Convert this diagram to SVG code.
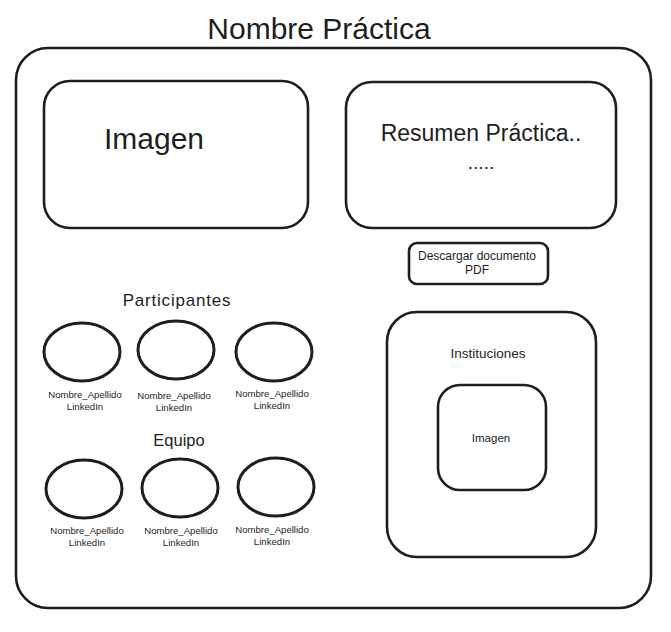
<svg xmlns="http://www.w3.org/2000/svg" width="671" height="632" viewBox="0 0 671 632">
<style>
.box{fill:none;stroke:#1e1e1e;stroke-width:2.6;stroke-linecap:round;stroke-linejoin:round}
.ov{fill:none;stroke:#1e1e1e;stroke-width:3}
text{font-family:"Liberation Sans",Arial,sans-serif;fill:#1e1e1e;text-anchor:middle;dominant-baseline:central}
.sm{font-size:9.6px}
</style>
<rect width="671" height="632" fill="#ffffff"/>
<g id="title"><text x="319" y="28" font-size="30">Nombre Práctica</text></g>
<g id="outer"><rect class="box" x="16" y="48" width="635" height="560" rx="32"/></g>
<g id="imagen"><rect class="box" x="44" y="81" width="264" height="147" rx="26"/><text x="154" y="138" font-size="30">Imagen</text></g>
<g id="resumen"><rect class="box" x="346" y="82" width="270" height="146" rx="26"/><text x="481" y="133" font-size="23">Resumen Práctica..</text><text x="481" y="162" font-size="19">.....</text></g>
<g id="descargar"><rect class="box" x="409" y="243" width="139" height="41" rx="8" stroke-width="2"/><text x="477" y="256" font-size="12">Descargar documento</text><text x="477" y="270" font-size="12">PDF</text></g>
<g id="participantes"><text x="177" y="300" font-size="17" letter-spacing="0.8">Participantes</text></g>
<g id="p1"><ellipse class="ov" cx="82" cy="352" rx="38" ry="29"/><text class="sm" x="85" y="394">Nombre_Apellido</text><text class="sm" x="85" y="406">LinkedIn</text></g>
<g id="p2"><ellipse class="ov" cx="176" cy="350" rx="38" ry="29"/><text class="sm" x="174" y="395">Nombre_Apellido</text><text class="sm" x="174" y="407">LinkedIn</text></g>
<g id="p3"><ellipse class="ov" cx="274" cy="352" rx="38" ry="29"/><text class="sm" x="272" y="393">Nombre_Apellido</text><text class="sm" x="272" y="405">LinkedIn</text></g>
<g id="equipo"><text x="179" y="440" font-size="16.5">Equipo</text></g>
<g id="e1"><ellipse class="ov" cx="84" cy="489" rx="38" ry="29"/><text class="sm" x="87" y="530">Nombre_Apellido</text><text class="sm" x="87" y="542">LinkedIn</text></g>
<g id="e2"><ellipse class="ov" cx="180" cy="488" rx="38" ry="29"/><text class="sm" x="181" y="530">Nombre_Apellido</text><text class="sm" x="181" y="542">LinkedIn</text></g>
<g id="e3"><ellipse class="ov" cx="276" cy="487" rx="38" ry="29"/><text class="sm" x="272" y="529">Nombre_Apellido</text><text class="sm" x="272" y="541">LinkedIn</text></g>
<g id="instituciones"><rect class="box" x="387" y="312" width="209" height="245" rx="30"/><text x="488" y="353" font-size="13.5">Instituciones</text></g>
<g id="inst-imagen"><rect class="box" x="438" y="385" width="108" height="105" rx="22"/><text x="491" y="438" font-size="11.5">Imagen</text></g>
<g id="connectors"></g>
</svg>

********************

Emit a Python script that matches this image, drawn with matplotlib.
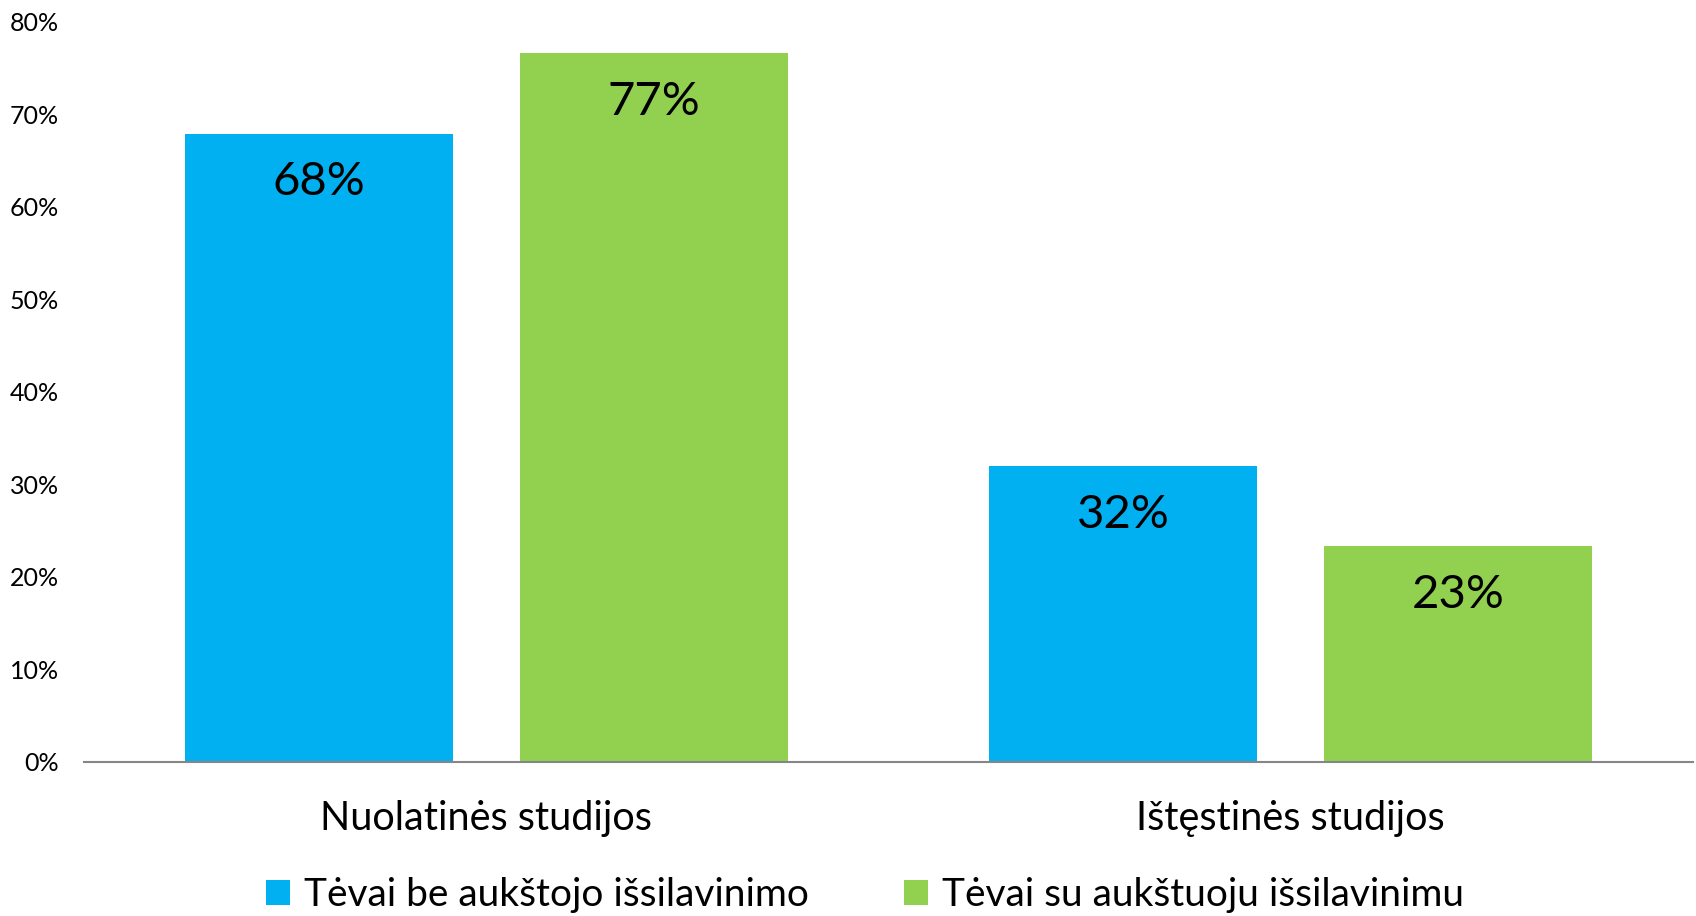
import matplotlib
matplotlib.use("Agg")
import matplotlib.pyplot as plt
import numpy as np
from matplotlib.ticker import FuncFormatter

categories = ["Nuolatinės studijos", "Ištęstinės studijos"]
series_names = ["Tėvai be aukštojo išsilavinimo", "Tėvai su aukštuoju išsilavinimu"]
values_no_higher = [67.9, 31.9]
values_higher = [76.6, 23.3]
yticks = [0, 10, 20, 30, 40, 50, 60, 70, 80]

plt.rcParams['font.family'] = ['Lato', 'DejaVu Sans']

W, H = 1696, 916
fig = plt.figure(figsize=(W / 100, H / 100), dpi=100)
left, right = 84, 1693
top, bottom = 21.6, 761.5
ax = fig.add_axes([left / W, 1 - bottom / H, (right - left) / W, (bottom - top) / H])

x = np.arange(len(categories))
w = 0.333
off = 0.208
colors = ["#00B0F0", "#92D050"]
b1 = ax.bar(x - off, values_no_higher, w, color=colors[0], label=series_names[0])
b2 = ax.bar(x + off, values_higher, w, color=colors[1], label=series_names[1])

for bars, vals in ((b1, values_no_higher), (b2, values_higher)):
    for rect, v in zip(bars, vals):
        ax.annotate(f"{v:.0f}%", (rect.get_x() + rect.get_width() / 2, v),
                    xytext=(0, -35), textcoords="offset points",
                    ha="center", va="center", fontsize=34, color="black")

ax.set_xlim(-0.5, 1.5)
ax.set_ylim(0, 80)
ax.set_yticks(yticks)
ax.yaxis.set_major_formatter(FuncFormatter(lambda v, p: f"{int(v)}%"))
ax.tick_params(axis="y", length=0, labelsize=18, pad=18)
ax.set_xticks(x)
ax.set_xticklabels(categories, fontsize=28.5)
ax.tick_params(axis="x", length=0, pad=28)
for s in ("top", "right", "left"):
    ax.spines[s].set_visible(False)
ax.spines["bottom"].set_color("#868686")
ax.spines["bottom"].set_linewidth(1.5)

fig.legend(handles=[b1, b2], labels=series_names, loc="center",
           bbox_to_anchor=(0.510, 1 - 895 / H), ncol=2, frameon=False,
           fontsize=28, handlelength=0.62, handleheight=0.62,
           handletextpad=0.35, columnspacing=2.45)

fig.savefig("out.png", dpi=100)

********************

Reproduce exactly the run of lines beginning with the one that contains "Emit a Python" and ending with the one that contains "plt.rcParams['font.family'] = ['Lato', 'DejaVu". Do not include pictures.

--- REPLY ---
Emit a Python script that matches this image, drawn with matplotlib.
import matplotlib
matplotlib.use("Agg")
import matplotlib.pyplot as plt
import numpy as np
from matplotlib.ticker import FuncFormatter

categories = ["Nuolatinės studijos", "Ištęstinės studijos"]
series_names = ["Tėvai be aukštojo išsilavinimo", "Tėvai su aukštuoju išsilavinimu"]
values_no_higher = [67.9, 31.9]
values_higher = [76.6, 23.3]
yticks = [0, 10, 20, 30, 40, 50, 60, 70, 80]

plt.rcParams['font.family'] = ['Lato', 'DejaVu Sans']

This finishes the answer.